The US state of Alabama has become the second US jurisdiction, after Wyoming, to grant decentralized autonomous organizations (DAOs) legal status under the Decentralized Unincorporated Nonprofit Association (DUNA) Act.
Senate Bill 277, introduced in February by Republican Senator Lance Bell, passed the House 82-7 with 16 abstentions on March 17 and was signed by Governor Kay Ivey, according to a16z Crypto. Miles Jennings, a16z Crypto’s head of policy and general counsel, said that “decentralized governance is essential to crypto’s future — it’s one of the core constructs in market structure legislation.”
The DUNA Act provides DAOs with legal status and limited liability protections, addressing a long-standing legal uncertainty about how DAOs exist in the real world. The law allows decentralized communities “the certainty to build, govern, contract, and scale in the real world,” Jennings added.
To qualify as a DUNA, an organization must have at least 100 members joined for a common nonprofit purpose, such as governing a blockchain network or smart contract system. Governance can operate entirely via blockchain technology and smart contracts, with voting, proposals and consensus mechanisms stored on-chain. Recognized DAUNA entities will have full legal entity status: they can own property, sue and be sued, and enter into contracts, while individual members and administrators are generally shielded from personal liability.

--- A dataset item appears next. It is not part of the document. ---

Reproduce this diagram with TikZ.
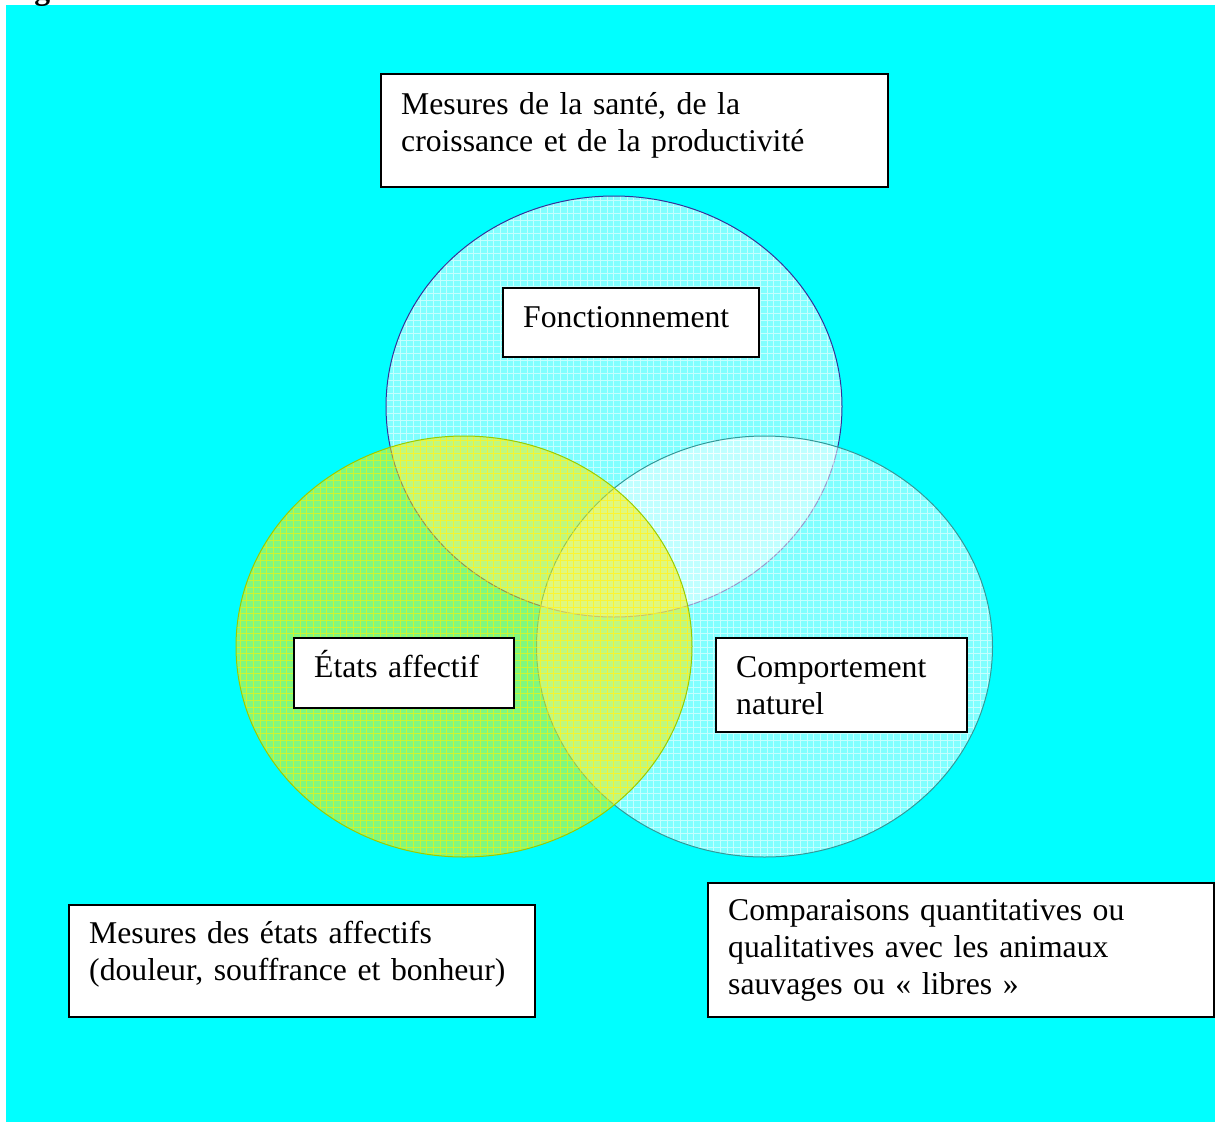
\documentclass[tikz,border=0pt]{standalone}
\usepackage{fontspec}
\setmainfont{Liberation Serif}
\definecolor{bgcyan}{RGB}{0,255,255}
\definecolor{topline}{RGB}{51,51,153}
\definecolor{rightline}{RGB}{51,153,153}
\definecolor{greenline}{RGB}{153,204,0}
\newcommand\mylblfont{\fontsize{31.7}{37}\selectfont\spaceskip=0.26em\relax}
\begin{document}
\begin{tikzpicture}[x=1pt,y=-1pt,
  lbl/.style={anchor=base west, inner sep=0pt, text width=520pt, align=left,
              font=\mylblfont},
  boxr/.style={draw=black, line width=1.8pt, fill=white, anchor=north west,
               inner sep=0pt},
  cyancirc/.style={fill=white, fill opacity=0.5},
  greencirc/.style={fill=yellow, fill opacity=0.5},
  wgrid/.style={draw=white, line width=0.8pt, opacity=0.55, xstep=6.67pt, ystep=6.67pt},
  ygrid/.style={draw=yellow, line width=0.8pt, opacity=0.6, xstep=6.67pt, ystep=6.67pt}]
\useasboundingbox (0,0) rectangle (1215,1122);
% background
\fill[bgcyan] (6,5) rectangle (1215,1122);
\begin{scope}
  \clip (0,0) rectangle (1215,1122);
  \node[anchor=base west, inner sep=0pt, font=\fontsize{31.7}{37}\selectfont\bfseries] (fig) at (6,-1) {Figure};
\end{scope}
% circle centres
\coordinate (ctop) at (614,406.5);
\coordinate (cright) at (764.5,646.5);
\coordinate (cleft) at (464,646.5);
% top circle
\fill[cyancirc] (ctop) ellipse [x radius=228pt, y radius=210.5pt];
\begin{scope}
  \clip (ctop) ellipse [x radius=228pt, y radius=210.5pt];
  \draw[wgrid] (380,625) grid (850,190);
\end{scope}
\draw[topline, line width=1pt] (ctop) ellipse [x radius=228pt, y radius=210.5pt];
% right circle
\fill[cyancirc] (cright) ellipse [x radius=228pt, y radius=210.5pt];
\begin{scope}
  \clip (cright) ellipse [x radius=228pt, y radius=210.5pt];
  \draw[wgrid] (530,865) grid (1000,430);
\end{scope}
\draw[rightline, line width=1pt] (cright) ellipse [x radius=228pt, y radius=210.5pt];
% left (green) circle
\fill[greencirc] (cleft) ellipse [x radius=228pt, y radius=210.5pt];
\begin{scope}
  \clip (cleft) ellipse [x radius=228pt, y radius=210.5pt];
  \draw[ygrid] (230,865) grid (700,430);
\end{scope}
\draw[greenline, line width=1pt] (cleft) ellipse [x radius=228pt, y radius=210.5pt];
% boxes
\node[boxr, minimum width=507pt, minimum height=113pt] (btop) at (380,73) {};
\node[lbl] (ttop) at (401,114) {Mesures de la santé, de la\\croissance et de la productivité};
\node[boxr, minimum width=256pt, minimum height=69pt] (bfonc) at (502,287) {};
\node[lbl] (tfonc) at (523,327) {Fonctionnement};
\node[boxr, minimum width=220pt, minimum height=70pt] (betat) at (293,637) {};
\node[lbl] (tetat) at (314,677) {États affectif};
\node[boxr, minimum width=251pt, minimum height=94pt] (bcomp) at (715,637) {};
\node[lbl] (tcomp) at (736,677) {Comportement\\naturel};
\node[boxr, minimum width=466pt, minimum height=112pt] (bbl) at (68,904) {};
\node[lbl] (tbl) at (89,943) {Mesures des états affectifs\\(douleur, souffrance et bonheur)};
\node[boxr, minimum width=506pt, minimum height=134pt] (bbr) at (707,882) {};
\node[lbl] (tbr) at (728,920) {Comparaisons quantitatives ou\\qualitatives avec les animaux\\sauvages ou «~libres~»};
\end{tikzpicture}
\end{document}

A similar DUNA bill in West Virginia (HB 5060), introduced by Representative Tristan Leavitt, passed the House on March 4 and is awaiting the governor’s signature. Wyoming’s DUNA Act was signed into law in March 2024, and the state approved the first legally recognized DAO in the United States in July 2021.
There are over 13,000 DAOs worldwide, with collective treasury assets exceeding $24.5 billion as of 2025, according to CoinLaw. The average DAO treasury is around $1.2 million, and Ethereum and its layer-2 networks host more than 85% of DAOs, per PatentPC.